En raison de l'attention portée au marché du travail, l'OIT propose aussi une réflexion innovante sur les conditions d'émergence des réseaux de traite : elle vient rappeler, de façon salutaire, que la mise en esclavage résulte de la rencontre entre une offre et une demande de travail (exploité). Il convient dès lors de réfléchir en termes de rationalité socio-économique (et non seulement autour d'une dichotomie réductrice entre " criminels " et " victimes ") ; surtout, doivent être embrassés dans un même regard pays d'origine, de transit et de destination de la traite.
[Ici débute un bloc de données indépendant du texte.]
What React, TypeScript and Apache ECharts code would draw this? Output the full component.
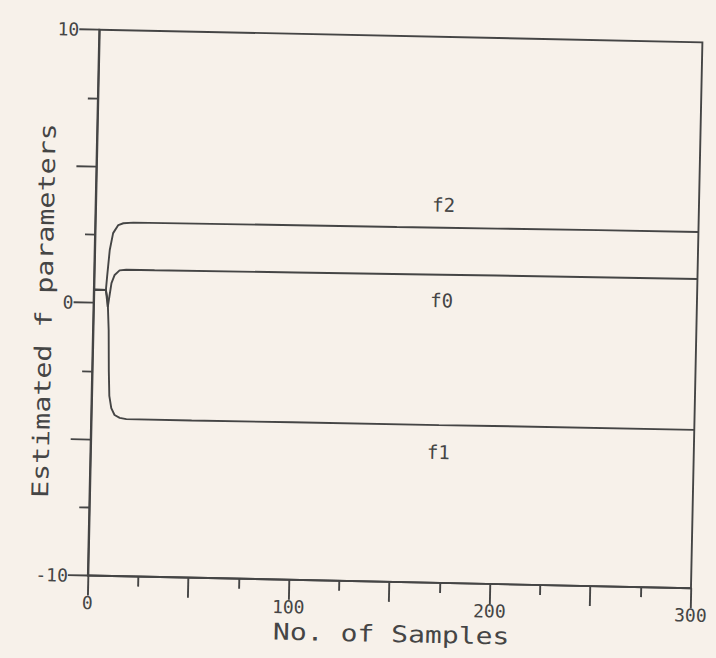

Regards européens sur la traite des êtres humains : l'approche sécuritaire

Pourtant, lorsqu'il s'est agi de penser une politique communautaire en matière de traite, c'est essentiellement par le truchement d'une réflexion sur le crime et les flux migratoires illicites que la problématique a été abordée. On pourrait en prendre pour preuve la thématique (Justice et Affaires intérieures) retenue par le Conseil européen de Tampere des 15 et 16 octobre 1999 au cours duquel la traite est discutée, le rôle de la Direction générale JAI (Justice et Affaires intérieures) dans la politique de la Commission et le contenu de la Décision-cadre de juillet 2002 sur la traite des êtres humains[1].

Au niveau régional, l'action des Européens démontre une même sensibilité aux problèmes de criminalité et de migrations illégales. Ainsi, dans le Pacte de stabilité pour l'Europe du Sud-Est, inauguré en juillet 1999 à Sarajevo, la TEH relève de la table sur la sécurité. Le 18 septembre 2000, une Task Force against Trafficking in Human Beings est placée sous la responsabilité d'Helga Konrad, ancien ministre des Droits de la femme en Autriche. Elle s'entoure d'une équipe qui comprend des représentants de l'ICMPD (programmes de formation et d'échange), d'OIM (retour et assistance à la réintégration des victimes), de la Commission des Nations Unies pour la prévention du crime et la justice pénale (UNODC/UNCIP, réforme législative), du Groupe informel de travail de l'OSCE et de l'OSCE Strategic Police Matters Unit.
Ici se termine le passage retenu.